And a nice light one to end off the day (maybe, I'm tempted to do more solutions later tonight)! We are simply asked to solve a fairly simple differential equation, specifically this one, representing
the wavefunction that has minimum position-momentum uncertainty.
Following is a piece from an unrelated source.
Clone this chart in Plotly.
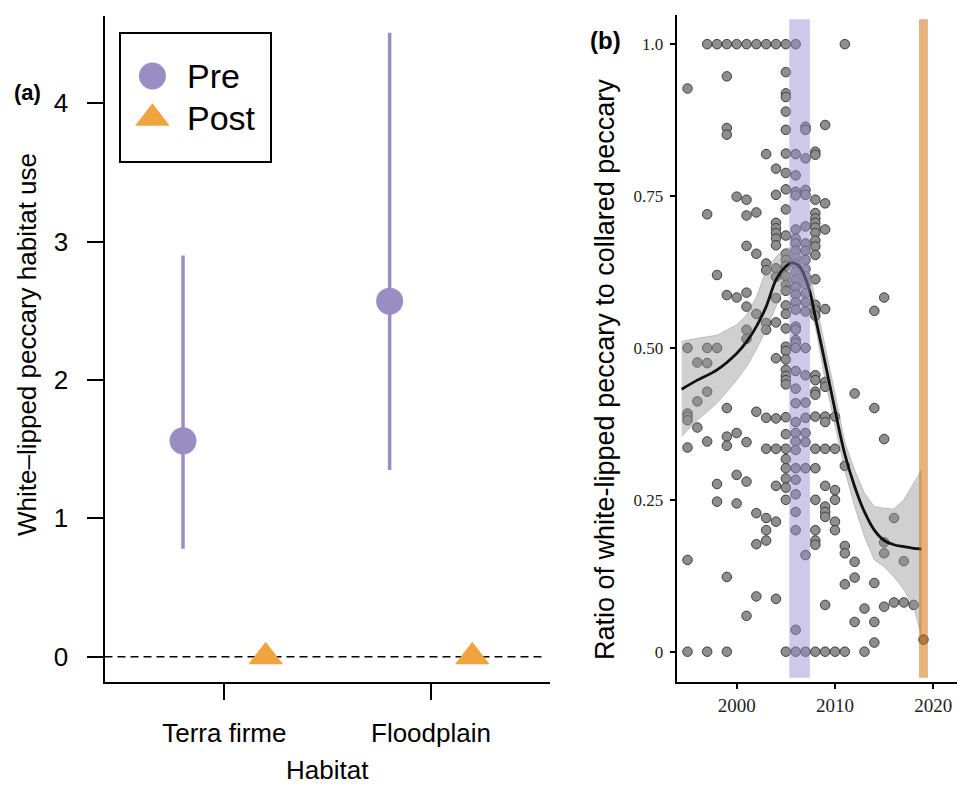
import numpy as np
import plotly.graph_objects as go

# ---------------- Panel (a) data ----------------
habitats = ["Terra firme", "Floodplain"]
pre_mean = [1.56, 2.57]
pre_lower = [0.78, 1.35]
pre_upper = [2.90, 4.51]
post_mean = [0.0, 0.0]
period_names = ["Pre", "Post"]

# ---------------- Panel (b) data ----------------
survey_year = (
    [1995] * 8 + [1996] * 3 + [1997] * 7 + [1998] * 5 + [1999] * 10 + [2000] * 6
    + [2001] * 11 + [2002] * 8 + [2003] * 11 + [2004] * 18 + [2005] * 36
    + [2006] * 36 + [2007] * 24 + [2008] * 27 + [2009] * 15 + [2010] * 7
    + [2011] * 6 + [2012] * 4 + [2013] * 2 + [2014] * 5 + [2015] * 5
    + [2016] * 2 + [2017] * 2 + [2018] * 1 + [2019] * 1
)
ratio = [
    # 1995
    0.927, 0.500, 0.392, 0.387, 0.381, 0.336, 0.151, 0.0,
    # 1996
    0.476, 0.412, 0.369,
    # 1997
    1.0, 0.720, 0.500, 0.475, 0.428, 0.346, 0.0,
    # 1998
    1.0, 0.620, 0.500, 0.276, 0.247,
    # 1999
    1.0, 0.947, 0.862, 0.851, 0.587, 0.401, 0.354, 0.339, 0.123, 0.0,
    # 2000
    1.0, 0.749, 0.583, 0.360, 0.291, 0.244,
    # 2001
    1.0, 0.744, 0.718, 0.668, 0.591, 0.568, 0.530, 0.515, 0.345, 0.280, 0.059,
    # 2002
    1.0, 0.723, 0.655, 0.556, 0.395, 0.228, 0.177, 0.091,
    # 2003
    1.0, 0.819, 0.639, 0.628, 0.541, 0.530, 0.385, 0.334, 0.220, 0.200, 0.183,
    # 2004
    1.0, 0.795, 0.752, 0.706, 0.697, 0.689, 0.680, 0.669, 0.631, 0.617, 0.582,
    0.542, 0.483, 0.384, 0.334, 0.273, 0.214, 0.087,
    # 2005
    1.0, 0.954, 0.919, 0.913, 0.889, 0.859, 0.820, 0.788, 0.761, 0.728, 0.685,
    0.655, 0.645, 0.635, 0.618, 0.604, 0.594, 0.570, 0.556, 0.532, 0.502, 0.495,
    0.481, 0.464, 0.454, 0.447, 0.440, 0.386, 0.358, 0.334, 0.317, 0.302, 0.285,
    0.270, 0.250, 0.0,
    # 2006
    1.0, 0.819, 0.784, 0.757, 0.751, 0.695, 0.680, 0.672, 0.660, 0.648, 0.638,
    0.625, 0.612, 0.600, 0.588, 0.575, 0.563, 0.535, 0.530, 0.513, 0.508, 0.500,
    0.462, 0.433, 0.409, 0.378, 0.360, 0.346, 0.332, 0.302, 0.283, 0.259, 0.230,
    0.200, 0.036, 0.0,
    # 2007
    0.864, 0.859, 0.812, 0.760, 0.752, 0.700, 0.672, 0.660, 0.645, 0.630, 0.618,
    0.605, 0.590, 0.575, 0.560, 0.500, 0.455, 0.410, 0.385, 0.360, 0.345, 0.302,
    0.159, 0.0,
    # 2008
    0.823, 0.818, 0.744, 0.722, 0.713, 0.706, 0.698, 0.689, 0.677, 0.667, 0.653,
    0.613, 0.571, 0.562, 0.553, 0.455, 0.447, 0.428, 0.423, 0.387, 0.334, 0.302,
    0.250, 0.200, 0.183, 0.176, 0.0,
    # 2009
    0.867, 0.738, 0.695, 0.564, 0.444, 0.436, 0.387, 0.378, 0.334, 0.273, 0.239,
    0.230, 0.222, 0.077, 0.0,
    # 2010
    0.387, 0.334, 0.266, 0.250, 0.214, 0.200, 0.0,
    # 2011
    1.0, 0.306, 0.174, 0.162, 0.111, 0.0,
    # 2012
    0.425, 0.148, 0.122, 0.049,
    # 2013
    0.071, 0.0,
    # 2014
    0.561, 0.401, 0.113, 0.049, 0.015,
    # 2015
    0.583, 0.350, 0.180, 0.162, 0.074,
    # 2016
    0.220, 0.081,
    # 2017
    0.149, 0.081,
    # 2018
    0.077,
    # 2019
    0.020,
]

# smoothed trend
smooth_year = [1994.4, 1996, 1998, 2000, 2001, 2002, 2003, 2004, 2005, 2005.6,
               2006.4, 2007.4, 2008, 2009, 2010, 2011, 2012, 2013, 2014, 2015,
               2016, 2017, 2018, 2018.8]
smooth_fit = [0.432, 0.447, 0.464, 0.491, 0.510, 0.535, 0.568, 0.612, 0.634, 0.640,
              0.634, 0.595, 0.551, 0.475, 0.398, 0.325, 0.272, 0.230, 0.200, 0.183,
              0.176, 0.173, 0.170, 0.169]
smooth_hi = [0.511, 0.516, 0.521, 0.538, 0.554, 0.584, 0.628, 0.650, 0.664, 0.665,
             0.658, 0.626, 0.579, 0.503, 0.426, 0.345, 0.299, 0.261, 0.239, 0.236,
             0.235, 0.250, 0.277, 0.299]
smooth_lo = [0.354, 0.381, 0.409, 0.447, 0.469, 0.497, 0.530, 0.568, 0.606, 0.613,
             0.606, 0.568, 0.535, 0.447, 0.370, 0.298, 0.239, 0.189, 0.151, 0.140,
             0.123, 0.102, 0.074, 0.025]

# highlighted periods
band_start = [2005.35, 2018.55]
band_end = [2007.45, 2019.45]
band_colors = ["rgba(150,140,210,0.47)", "rgba(205,102,0,0.5)"]

# ---------------- styling ----------------
PURPLE = "#998ec3"
ORANGE = "#f1a340"
SANS = "Liberation Sans, Arial, sans-serif"
SERIF = "Liberation Serif, Times New Roman, serif"
W, H = 957, 788
dodge = 0.2

pos = np.arange(1, len(habitats) + 1)
pre_mean_a = np.array(pre_mean)

fig = go.Figure()

# Panel (a)
fig.add_trace(go.Scatter(
    x=pos - dodge, y=pre_mean, mode="markers", name="Pre",
    marker=dict(symbol="circle", size=27, color=PURPLE),
    error_y=dict(type="data", symmetric=False,
                 array=np.array(pre_upper) - pre_mean_a,
                 arrayminus=pre_mean_a - np.array(pre_lower),
                 width=0, thickness=3.5, color=PURPLE),
    xaxis="x", yaxis="y", showlegend=False, cliponaxis=False))
fig.add_trace(go.Scatter(
    x=pos + dodge, y=post_mean, mode="markers", name="Post",
    marker=dict(symbol="triangle-up", size=30, color=ORANGE),
    xaxis="x", yaxis="y", showlegend=False, cliponaxis=False))

# custom legend (drawn on its own small axes)
fig.add_trace(go.Scatter(
    x=[0], y=[period_names[0]], mode="markers",
    marker=dict(symbol="circle", size=27, color=PURPLE),
    xaxis="x3", yaxis="y3", showlegend=False, hoverinfo="skip"))
fig.add_trace(go.Scatter(
    x=[0], y=[period_names[1]], mode="markers",
    marker=dict(symbol="triangle-up", size=30, color=ORANGE),
    xaxis="x3", yaxis="y3", showlegend=False, hoverinfo="skip"))

# Panel (b)
fig.add_trace(go.Scatter(
    x=survey_year, y=ratio, mode="markers",
    marker=dict(size=9.5, color="#8e8e8e", line=dict(color="#3c3c3c", width=1)),
    xaxis="x2", yaxis="y2", showlegend=False))
fig.add_trace(go.Scatter(
    x=smooth_year, y=smooth_lo, mode="lines",
    line=dict(color="rgba(120,120,120,0.6)", width=0.6),
    xaxis="x2", yaxis="y2", showlegend=False, hoverinfo="skip"))
fig.add_trace(go.Scatter(
    x=smooth_year, y=smooth_hi, mode="lines", fill="tonexty",
    fillcolor="rgba(150,150,150,0.45)",
    line=dict(color="rgba(120,120,120,0.6)", width=0.6),
    xaxis="x2", yaxis="y2", showlegend=False, hoverinfo="skip"))
fig.add_trace(go.Scatter(
    x=smooth_year, y=smooth_fit, mode="lines",
    line=dict(color="#111111", width=2.8, shape="spline"),
    xaxis="x2", yaxis="y2", showlegend=False))

shapes = [
    dict(type="line", xref="x domain", yref="y", x0=0, x1=0.985, y0=0, y1=0,
         line=dict(color="black", width=1.6, dash="8px,5px"), layer="below"),
]
for s, e, c in zip(band_start, band_end, band_colors):
    shapes.append(dict(type="rect", xref="x2", yref="y2", x0=s, x1=e,
                       y0=-0.043, y1=1.041, fillcolor=c, line=dict(width=0),
                       layer="above"))

def ann(text, x, y, size, angle=0, bold=False):
    return dict(text=f"<b>{text}</b>" if bold else text, textangle=angle,
                x=x / W, y=1 - y / H, xref="paper", yref="paper",
                xanchor="center", yanchor="middle", showarrow=False,
                font=dict(family=SANS, size=size, color="black"))

annotations = [
    ann("(a)", 27, 92, 22, bold=True),
    ann("(b)", 605, 41, 24, bold=True),
    ann("White\u2013lipped peccary habitat use", 27, 345, 26, angle=-90),
    ann("Habitat", 327, 770, 26),
    ann("Ratio of white-lipped peccary to collared peccary", 605, 370, 27, angle=-90),
]
for i, nm in enumerate(period_names):
    annotations.append(dict(text=nm, x=0.2175, y=i, xref="x3", yref="y3",
                            xanchor="left", yanchor="middle", showarrow=False,
                            font=dict(family=SANS, size=34, color="black")))

axis_common = dict(showline=True, linecolor="black", linewidth=2, ticks="outside",
                   tickcolor="black", tickwidth=2, showgrid=False, zeroline=False)

fig.update_layout(
    width=W, height=H, margin=dict(l=0, r=0, t=0, b=0),
    paper_bgcolor="white", plot_bgcolor="white",
    xaxis=dict(domain=[104.5 / W, 550 / W], range=[0.42, 2.576],
               tickvals=pos, ticktext=habitats, ticklen=16,
               tickfont=dict(family=SANS, size=26, color="black"),
               ticklabelstandoff=10, anchor="y", **axis_common),
    yaxis=dict(domain=[1 - 682.3 / H, 1 - 15.7 / H], range=[-0.185, 4.633],
               tickvals=[0, 1, 2, 3, 4], ticklen=16,
               tickfont=dict(family=SANS, size=26, color="black"),
               ticklabelstandoff=13, anchor="x", **axis_common),
    xaxis2=dict(domain=[676.7 / W, 1.0], range=[1993.9, 2022.41],
                tickvals=[2000, 2010, 2020], ticklen=5,
                tickfont=dict(family=SERIF, size=19, color="#222"),
                ticklabelstandoff=0, anchor="y2", **axis_common),
    yaxis2=dict(domain=[1 - 681.7 / H, 1 - 15 / H], range=[-0.0494, 1.048],
                tickvals=[0, 0.25, 0.5, 0.75, 1.0],
                ticktext=["0", "0.25", "0.50", "0.75", "1.0"], ticklen=5,
                tickfont=dict(family=SERIF, size=17, color="#222"),
                ticklabelstandoff=3, anchor="x2", **axis_common),
    xaxis3=dict(domain=[120.7 / W, 270.4 / W], range=[-0.212, 0.788],
                showline=True, mirror=True, linecolor="black", linewidth=1.5,
                showticklabels=False, ticks="", showgrid=False, zeroline=False,
                anchor="y3", fixedrange=True),
    yaxis3=dict(domain=[1 - 160.7 / H, 1 - 33.7 / H], type="category",
                categoryorder="array", categoryarray=period_names,
                range=[2.0, -1.0], autorange=False,
                showline=True, mirror=True, linecolor="black", linewidth=1.5,
                showticklabels=False, ticks="", showgrid=False, zeroline=False,
                anchor="x3", fixedrange=True),
    shapes=shapes, annotations=annotations,
)

fig.write_html("out.html")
After coming to a few realizations about how this minimal uncertainty case must occur when the Cauchy-Schwarz inequality becomes an equility, we come
to the following differential equation:
$$\Big( \frac{\hbar}{i}\frac{\text{d}}{\text{dx}} \ - \ \langle p \rangle \Big)\Psi \ = \ ia(x \ - \ \langle x \rangle)\Psi$$
We are asked to solve this equation, distributing out the $\Psi$ on the left side of the equation, we get:
$$\Big( \frac{\hbar}{i}\frac{\text{d}}{\text{dx}} \ - \ \langle p \rangle \Big)\Psi \ = \ ia(x \ - \ \langle x \rangle)\Psi \ \Rightarrow \ \frac{\hbar}{i}\frac{\text{d}\Psi}{\text{dx}} \ - \ \langle p \rangle\Psi \ = \ ia(x \ - \ \langle x \rangle)\Psi$$
$$\Rightarrow \ \frac{1}{\Psi} \ \frac{\hbar}{i} \ \frac{\text{d}\Psi}{\text{dx}} \ - \ \langle p \rangle \ = \ ia(x \ - \ \langle x \rangle) \ \Rightarrow \ \frac{1}{\Psi} \ \frac{\text{d}\Psi}{\text{dx}} \ = \ -\frac{a(x \ - \ \langle x \rangle)}{\hbar} \ + \ \frac{i\langle p \rangle}{\hbar}$$
$$\Rightarrow \ \frac{1}{\Psi} \ \text{d}\Psi \ = \ \Big( -\frac{a(x \ - \ \langle x \rangle)}{\hbar} \ + \ \frac{i\langle p \rangle}{\hbar} \Big) \ \text{dx} \ \Rightarrow \ \displaystyle\int \ \frac{1}{\Psi} \ \text{d}\Psi \ = \ \displaystyle\int \ \Big( -\frac{a(x \ - \ \langle x \rangle)}{\hbar} \ + \ \frac{i\langle p \rangle}{\hbar} \Big) \ \text{dx}$$
$$\Rightarrow \ \ln \ \Psi \ = \ \Big( -\frac{a(x \ - \ \langle x \rangle)^2}{2\hbar} \ + \ \frac{i\langle p \rangle x}{\hbar} \Big) \ \Rightarrow \ \Psi \ = \ e^{-\frac{a(x \ - \ \langle x \rangle)^2}{2\hbar} \ + \ \frac{i\langle p \rangle x}{\hbar}}$$
That's it! Like I said, fairly straight-forward!